# [Task to complete]
Without the pictures, write out all the lines below exactly as they appear.
— begin —
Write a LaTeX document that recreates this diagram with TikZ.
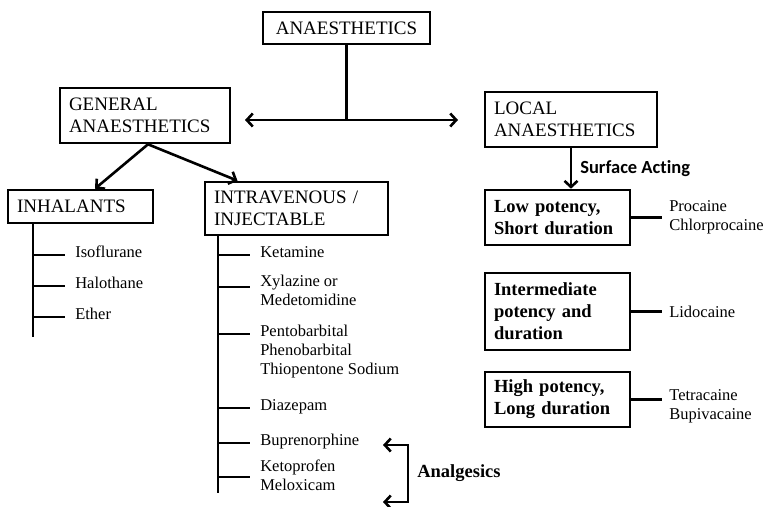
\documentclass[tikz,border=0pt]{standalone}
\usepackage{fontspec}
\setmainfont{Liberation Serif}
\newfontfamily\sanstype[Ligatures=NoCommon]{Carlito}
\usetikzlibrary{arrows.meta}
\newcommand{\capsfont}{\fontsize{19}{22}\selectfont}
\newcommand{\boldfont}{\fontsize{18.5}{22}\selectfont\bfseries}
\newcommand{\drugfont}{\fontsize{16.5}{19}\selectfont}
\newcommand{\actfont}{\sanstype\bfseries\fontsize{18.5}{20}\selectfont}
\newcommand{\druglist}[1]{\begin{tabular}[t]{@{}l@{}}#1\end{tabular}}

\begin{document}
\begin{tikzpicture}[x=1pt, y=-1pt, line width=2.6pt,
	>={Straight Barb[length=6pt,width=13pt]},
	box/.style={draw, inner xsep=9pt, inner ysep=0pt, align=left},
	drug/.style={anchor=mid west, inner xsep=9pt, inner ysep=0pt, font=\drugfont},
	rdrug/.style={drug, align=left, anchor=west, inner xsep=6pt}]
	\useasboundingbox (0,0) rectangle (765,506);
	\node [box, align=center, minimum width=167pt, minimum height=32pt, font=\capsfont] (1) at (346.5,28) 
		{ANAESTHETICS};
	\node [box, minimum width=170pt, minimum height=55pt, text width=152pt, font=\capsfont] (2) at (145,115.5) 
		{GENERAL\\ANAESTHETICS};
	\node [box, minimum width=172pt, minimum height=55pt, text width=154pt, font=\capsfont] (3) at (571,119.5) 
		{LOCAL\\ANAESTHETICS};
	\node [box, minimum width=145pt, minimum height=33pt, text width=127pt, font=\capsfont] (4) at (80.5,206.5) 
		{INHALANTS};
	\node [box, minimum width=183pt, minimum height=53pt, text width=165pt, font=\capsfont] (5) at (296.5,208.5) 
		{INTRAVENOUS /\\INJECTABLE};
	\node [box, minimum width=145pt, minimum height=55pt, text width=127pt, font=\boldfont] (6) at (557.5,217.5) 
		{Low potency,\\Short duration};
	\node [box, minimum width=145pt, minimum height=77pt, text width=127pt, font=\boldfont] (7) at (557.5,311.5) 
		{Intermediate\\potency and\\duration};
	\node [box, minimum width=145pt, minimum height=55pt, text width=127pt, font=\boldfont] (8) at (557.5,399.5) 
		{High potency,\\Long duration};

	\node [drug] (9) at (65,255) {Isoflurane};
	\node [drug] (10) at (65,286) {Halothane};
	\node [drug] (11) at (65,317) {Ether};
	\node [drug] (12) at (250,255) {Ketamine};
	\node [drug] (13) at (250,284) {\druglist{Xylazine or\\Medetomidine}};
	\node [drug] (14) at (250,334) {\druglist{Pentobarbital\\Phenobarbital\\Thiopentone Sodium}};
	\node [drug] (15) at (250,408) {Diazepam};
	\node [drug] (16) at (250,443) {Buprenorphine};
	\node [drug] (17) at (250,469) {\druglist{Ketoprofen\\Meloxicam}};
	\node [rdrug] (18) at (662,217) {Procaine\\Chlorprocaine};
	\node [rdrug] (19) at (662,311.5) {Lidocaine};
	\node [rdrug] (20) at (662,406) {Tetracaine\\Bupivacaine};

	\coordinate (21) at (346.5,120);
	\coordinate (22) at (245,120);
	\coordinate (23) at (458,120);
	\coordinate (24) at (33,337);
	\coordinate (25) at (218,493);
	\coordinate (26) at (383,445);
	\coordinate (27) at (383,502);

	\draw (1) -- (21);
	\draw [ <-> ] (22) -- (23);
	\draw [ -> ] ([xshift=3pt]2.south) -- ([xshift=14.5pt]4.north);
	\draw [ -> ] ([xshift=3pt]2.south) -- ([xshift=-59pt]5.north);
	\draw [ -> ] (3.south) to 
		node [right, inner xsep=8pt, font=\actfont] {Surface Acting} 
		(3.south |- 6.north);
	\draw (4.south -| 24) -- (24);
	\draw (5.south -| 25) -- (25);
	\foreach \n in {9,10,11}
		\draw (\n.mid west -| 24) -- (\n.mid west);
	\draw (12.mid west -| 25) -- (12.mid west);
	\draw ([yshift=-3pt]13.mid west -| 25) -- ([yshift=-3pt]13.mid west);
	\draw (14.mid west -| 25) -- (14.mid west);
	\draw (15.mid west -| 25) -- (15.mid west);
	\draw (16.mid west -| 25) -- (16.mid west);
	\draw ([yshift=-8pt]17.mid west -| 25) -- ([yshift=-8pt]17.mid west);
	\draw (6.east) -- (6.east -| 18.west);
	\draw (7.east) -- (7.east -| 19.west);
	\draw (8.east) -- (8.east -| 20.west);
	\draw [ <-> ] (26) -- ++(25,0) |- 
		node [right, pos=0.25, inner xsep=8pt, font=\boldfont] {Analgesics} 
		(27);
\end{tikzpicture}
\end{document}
— end —
# [The result]
Write a LaTeX document that recreates this diagram with TikZ.
\documentclass[tikz,border=0pt]{standalone}
\usepackage{fontspec}
\setmainfont{Liberation Serif}
\newfontfamily\sanstype[Ligatures=NoCommon]{Carlito}
\usetikzlibrary{arrows.meta}
\newcommand{\capsfont}{\fontsize{19}{22}\selectfont}
\newcommand{\boldfont}{\fontsize{18.5}{22}\selectfont\bfseries}
\newcommand{\drugfont}{\fontsize{16.5}{19}\selectfont}
\newcommand{\actfont}{\sanstype\bfseries\fontsize{18.5}{20}\selectfont}
\newcommand{\druglist}[1]{\begin{tabular}[t]{@{}l@{}}#1\end{tabular}}

\begin{document}
\begin{tikzpicture}[x=1pt, y=-1pt, line width=2.6pt,
	>={Straight Barb[length=6pt,width=13pt]},
	box/.style={draw, inner xsep=9pt, inner ysep=0pt, align=left},
	drug/.style={anchor=mid west, inner xsep=9pt, inner ysep=0pt, font=\drugfont},
	rdrug/.style={drug, align=left, anchor=west, inner xsep=6pt}]
	\useasboundingbox (0,0) rectangle (765,506);
	\node [box, align=center, minimum width=167pt, minimum height=32pt, font=\capsfont] (1) at (346.5,28) 
		{ANAESTHETICS};
	\node [box, minimum width=170pt, minimum height=55pt, text width=152pt, font=\capsfont] (2) at (145,115.5) 
		{GENERAL\\ANAESTHETICS};
	\node [box, minimum width=172pt, minimum height=55pt, text width=154pt, font=\capsfont] (3) at (571,119.5) 
		{LOCAL\\ANAESTHETICS};
	\node [box, minimum width=145pt, minimum height=33pt, text width=127pt, font=\capsfont] (4) at (80.5,206.5) 
		{INHALANTS};
	\node [box, minimum width=183pt, minimum height=53pt, text width=165pt, font=\capsfont] (5) at (296.5,208.5) 
		{INTRAVENOUS /\\INJECTABLE};
	\node [box, minimum width=145pt, minimum height=55pt, text width=127pt, font=\boldfont] (6) at (557.5,217.5) 
		{Low potency,\\Short duration};
	\node [box, minimum width=145pt, minimum height=77pt, text width=127pt, font=\boldfont] (7) at (557.5,311.5) 
		{Intermediate\\potency and\\duration};
	\node [box, minimum width=145pt, minimum height=55pt, text width=127pt, font=\boldfont] (8) at (557.5,399.5) 
		{High potency,\\Long duration};

	\node [drug] (9) at (65,255) {Isoflurane};
	\node [drug] (10) at (65,286) {Halothane};
	\node [drug] (11) at (65,317) {Ether};
	\node [drug] (12) at (250,255) {Ketamine};
	\node [drug] (13) at (250,284) {\druglist{Xylazine or\\Medetomidine}};
	\node [drug] (14) at (250,334) {\druglist{Pentobarbital\\Phenobarbital\\Thiopentone Sodium}};
	\node [drug] (15) at (250,408) {Diazepam};
	\node [drug] (16) at (250,443) {Buprenorphine};
	\node [drug] (17) at (250,469) {\druglist{Ketoprofen\\Meloxicam}};
	\node [rdrug] (18) at (662,217) {Procaine\\Chlorprocaine};
	\node [rdrug] (19) at (662,311.5) {Lidocaine};
	\node [rdrug] (20) at (662,406) {Tetracaine\\Bupivacaine};

	\coordinate (21) at (346.5,120);
	\coordinate (22) at (245,120);
	\coordinate (23) at (458,120);
	\coordinate (24) at (33,337);
	\coordinate (25) at (218,493);
	\coordinate (26) at (383,445);
	\coordinate (27) at (383,502);

	\draw (1) -- (21);
	\draw [ <-> ] (22) -- (23);
	\draw [ -> ] ([xshift=3pt]2.south) -- ([xshift=14.5pt]4.north);
	\draw [ -> ] ([xshift=3pt]2.south) -- ([xshift=-59pt]5.north);
	\draw [ -> ] (3.south) to 
		node [right, inner xsep=8pt, font=\actfont] {Surface Acting} 
		(3.south |- 6.north);
	\draw (4.south -| 24) -- (24);
	\draw (5.south -| 25) -- (25);
	\foreach \n in {9,10,11}
		\draw (\n.mid west -| 24) -- (\n.mid west);
	\draw (12.mid west -| 25) -- (12.mid west);
	\draw ([yshift=-3pt]13.mid west -| 25) -- ([yshift=-3pt]13.mid west);
	\draw (14.mid west -| 25) -- (14.mid west);
	\draw (15.mid west -| 25) -- (15.mid west);
	\draw (16.mid west -| 25) -- (16.mid west);
	\draw ([yshift=-8pt]17.mid west -| 25) -- ([yshift=-8pt]17.mid west);
	\draw (6.east) -- (6.east -| 18.west);
	\draw (7.east) -- (7.east -| 19.west);
	\draw (8.east) -- (8.east -| 20.west);
	\draw [ <-> ] (26) -- ++(25,0) |- 
		node [right, pos=0.25, inner xsep=8pt, font=\boldfont] {Analgesics} 
		(27);
\end{tikzpicture}
\end{document}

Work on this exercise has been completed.